Extracted material:
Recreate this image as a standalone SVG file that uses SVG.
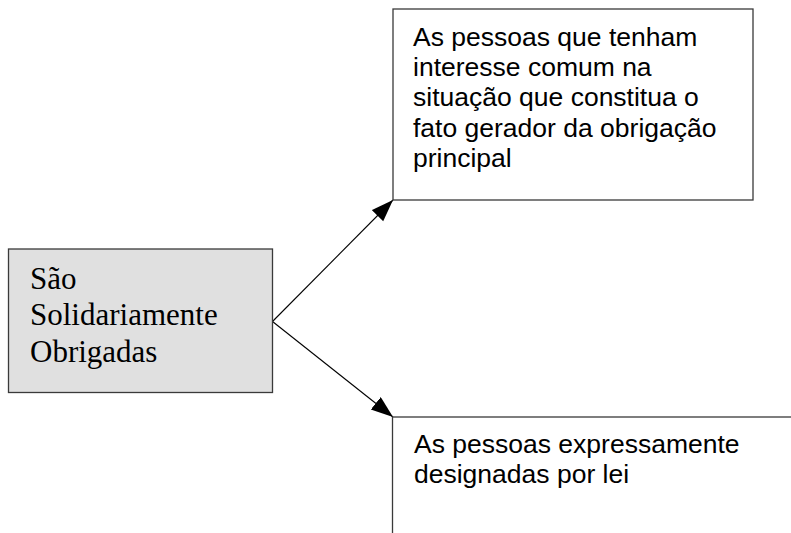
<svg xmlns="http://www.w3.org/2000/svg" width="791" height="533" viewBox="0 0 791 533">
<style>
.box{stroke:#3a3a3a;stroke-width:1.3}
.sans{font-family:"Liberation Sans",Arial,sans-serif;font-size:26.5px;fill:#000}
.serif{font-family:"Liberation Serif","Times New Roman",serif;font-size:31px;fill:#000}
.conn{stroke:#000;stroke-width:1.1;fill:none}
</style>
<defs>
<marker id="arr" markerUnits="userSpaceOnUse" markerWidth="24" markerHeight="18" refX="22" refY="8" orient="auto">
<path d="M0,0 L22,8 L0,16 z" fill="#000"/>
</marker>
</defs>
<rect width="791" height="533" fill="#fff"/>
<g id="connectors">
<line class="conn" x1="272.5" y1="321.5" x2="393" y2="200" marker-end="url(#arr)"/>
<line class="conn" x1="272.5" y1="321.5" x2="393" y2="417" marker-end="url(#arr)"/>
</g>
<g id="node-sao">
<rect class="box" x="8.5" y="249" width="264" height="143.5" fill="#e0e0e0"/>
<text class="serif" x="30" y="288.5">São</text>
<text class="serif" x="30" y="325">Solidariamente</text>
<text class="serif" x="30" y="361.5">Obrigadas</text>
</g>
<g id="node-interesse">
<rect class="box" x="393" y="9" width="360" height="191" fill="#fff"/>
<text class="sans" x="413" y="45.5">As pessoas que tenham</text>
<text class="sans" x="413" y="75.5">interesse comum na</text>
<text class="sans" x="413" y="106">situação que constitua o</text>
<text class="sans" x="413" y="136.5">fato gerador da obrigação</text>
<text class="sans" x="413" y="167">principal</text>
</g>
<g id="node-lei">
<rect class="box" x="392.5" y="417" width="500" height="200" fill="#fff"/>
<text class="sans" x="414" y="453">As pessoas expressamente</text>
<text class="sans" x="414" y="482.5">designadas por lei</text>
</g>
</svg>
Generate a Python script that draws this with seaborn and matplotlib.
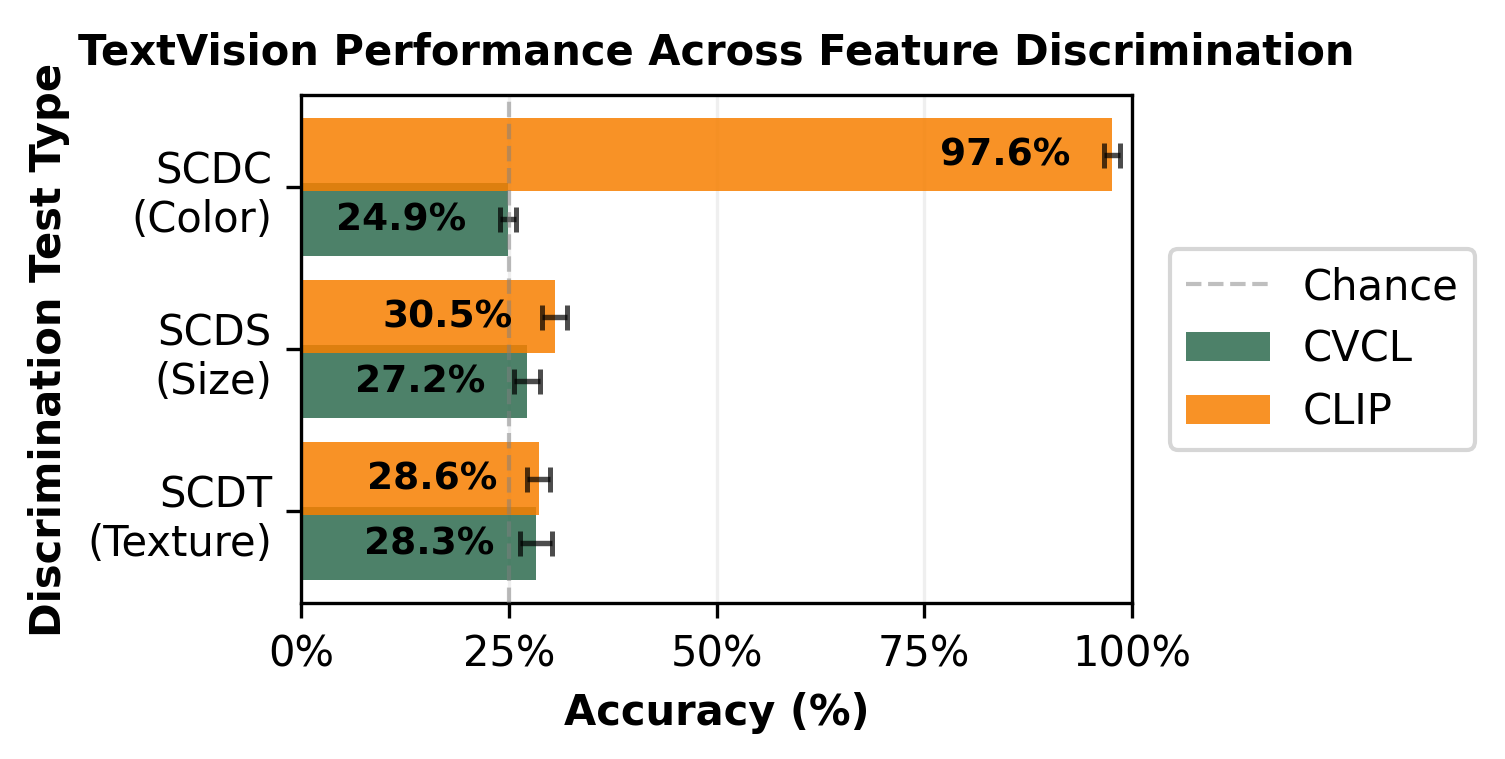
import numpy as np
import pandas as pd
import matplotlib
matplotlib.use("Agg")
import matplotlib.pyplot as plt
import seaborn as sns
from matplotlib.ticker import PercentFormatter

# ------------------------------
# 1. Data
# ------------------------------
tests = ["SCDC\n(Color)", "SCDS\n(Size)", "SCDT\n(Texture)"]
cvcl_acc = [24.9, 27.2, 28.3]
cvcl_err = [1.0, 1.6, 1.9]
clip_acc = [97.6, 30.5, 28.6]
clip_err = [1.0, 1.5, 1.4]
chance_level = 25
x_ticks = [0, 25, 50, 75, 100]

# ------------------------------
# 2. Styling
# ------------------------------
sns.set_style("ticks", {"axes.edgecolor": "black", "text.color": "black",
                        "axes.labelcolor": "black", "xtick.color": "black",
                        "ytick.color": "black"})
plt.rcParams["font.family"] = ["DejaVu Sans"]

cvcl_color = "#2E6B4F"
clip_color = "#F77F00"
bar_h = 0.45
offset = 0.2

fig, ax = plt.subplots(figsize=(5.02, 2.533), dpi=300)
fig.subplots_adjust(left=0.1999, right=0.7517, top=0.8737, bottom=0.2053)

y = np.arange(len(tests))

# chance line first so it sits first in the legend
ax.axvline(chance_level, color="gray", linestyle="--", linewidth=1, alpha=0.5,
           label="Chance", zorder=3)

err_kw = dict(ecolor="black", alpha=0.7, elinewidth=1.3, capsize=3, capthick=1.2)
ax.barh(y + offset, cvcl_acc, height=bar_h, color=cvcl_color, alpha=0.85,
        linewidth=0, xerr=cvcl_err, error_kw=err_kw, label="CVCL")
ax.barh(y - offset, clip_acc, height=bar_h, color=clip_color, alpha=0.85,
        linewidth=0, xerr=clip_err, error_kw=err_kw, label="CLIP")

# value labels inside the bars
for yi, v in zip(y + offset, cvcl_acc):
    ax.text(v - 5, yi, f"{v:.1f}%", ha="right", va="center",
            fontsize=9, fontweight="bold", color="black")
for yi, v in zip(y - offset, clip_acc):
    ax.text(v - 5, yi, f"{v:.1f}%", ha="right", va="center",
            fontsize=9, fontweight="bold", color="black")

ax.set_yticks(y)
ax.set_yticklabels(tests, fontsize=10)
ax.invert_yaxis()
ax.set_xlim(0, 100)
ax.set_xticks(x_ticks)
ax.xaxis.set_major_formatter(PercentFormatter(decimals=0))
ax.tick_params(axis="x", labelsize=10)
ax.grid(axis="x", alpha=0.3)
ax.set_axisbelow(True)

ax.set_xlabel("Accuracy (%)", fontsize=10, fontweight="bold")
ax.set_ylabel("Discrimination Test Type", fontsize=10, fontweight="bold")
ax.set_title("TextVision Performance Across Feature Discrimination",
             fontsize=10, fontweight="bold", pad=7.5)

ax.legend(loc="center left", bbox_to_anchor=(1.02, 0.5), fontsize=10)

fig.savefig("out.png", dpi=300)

...

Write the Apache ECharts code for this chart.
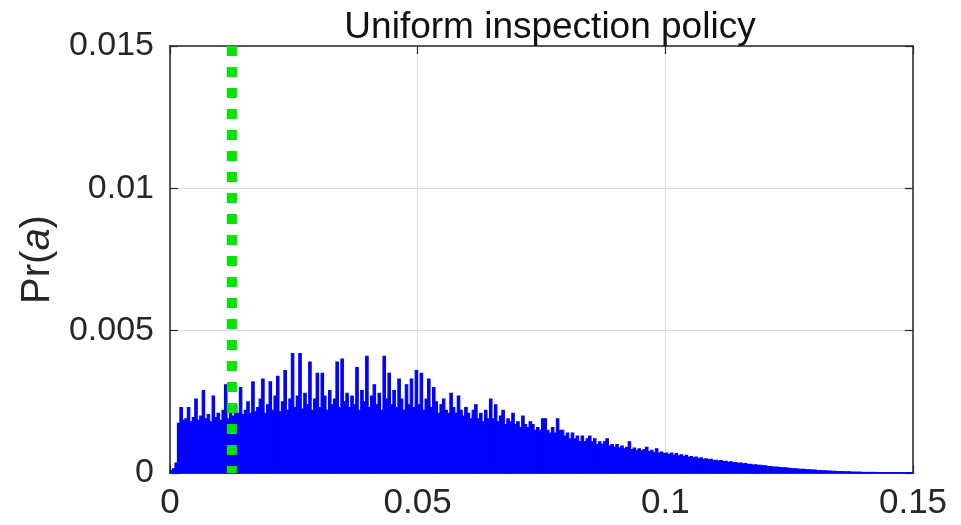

==

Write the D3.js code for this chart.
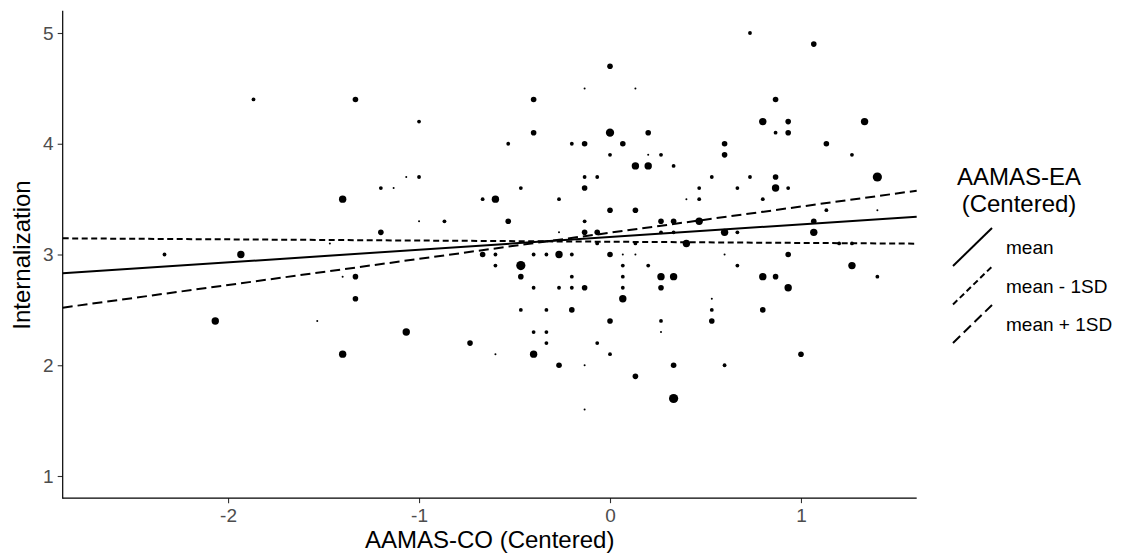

Exercise details:
Quote word for word only the lines above from the one containing "Recreate this image" through the one containing "from matplotlib.ticker import". Pictures stay out of your copy.

Output below:
Recreate this image as a standalone SVG file that uses SVG.
<svg xmlns="http://www.w3.org/2000/svg" width="791" height="533" viewBox="0 0 791 533">
<style>
.box{stroke:#3a3a3a;stroke-width:1.3}
.sans{font-family:"Liberation Sans",Arial,sans-serif;font-size:26.5px;fill:#000}
.serif{font-family:"Liberation Serif","Times New Roman",serif;font-size:31px;fill:#000}
.conn{stroke:#000;stroke-width:1.1;fill:none}
</style>
<defs>
<marker id="arr" markerUnits="userSpaceOnUse" markerWidth="24" markerHeight="18" refX="22" refY="8" orient="auto">
<path d="M0,0 L22,8 L0,16 z" fill="#000"/>
</marker>
</defs>
<rect width="791" height="533" fill="#fff"/>
<g id="connectors">
<line class="conn" x1="272.5" y1="321.5" x2="393" y2="200" marker-end="url(#arr)"/>
<line class="conn" x1="272.5" y1="321.5" x2="393" y2="417" marker-end="url(#arr)"/>
</g>
<g id="node-sao">
<rect class="box" x="8.5" y="249" width="264" height="143.5" fill="#e0e0e0"/>
<text class="serif" x="30" y="288.5">São</text>
<text class="serif" x="30" y="325">Solidariamente</text>
<text class="serif" x="30" y="361.5">Obrigadas</text>
</g>
<g id="node-interesse">
<rect class="box" x="393" y="9" width="360" height="191" fill="#fff"/>
<text class="sans" x="413" y="45.5">As pessoas que tenham</text>
<text class="sans" x="413" y="75.5">interesse comum na</text>
<text class="sans" x="413" y="106">situação que constitua o</text>
<text class="sans" x="413" y="136.5">fato gerador da obrigação</text>
<text class="sans" x="413" y="167">principal</text>
</g>
<g id="node-lei">
<rect class="box" x="392.5" y="417" width="500" height="200" fill="#fff"/>
<text class="sans" x="414" y="453">As pessoas expressamente</text>
<text class="sans" x="414" y="482.5">designadas por lei</text>
</g>
</svg>
Generate a Python script that draws this with seaborn and matplotlib.
import numpy as np
import pandas as pd
import matplotlib
matplotlib.use("Agg")
import matplotlib.pyplot as plt
import seaborn as sns
from matplotlib.ticker import PercentFormatter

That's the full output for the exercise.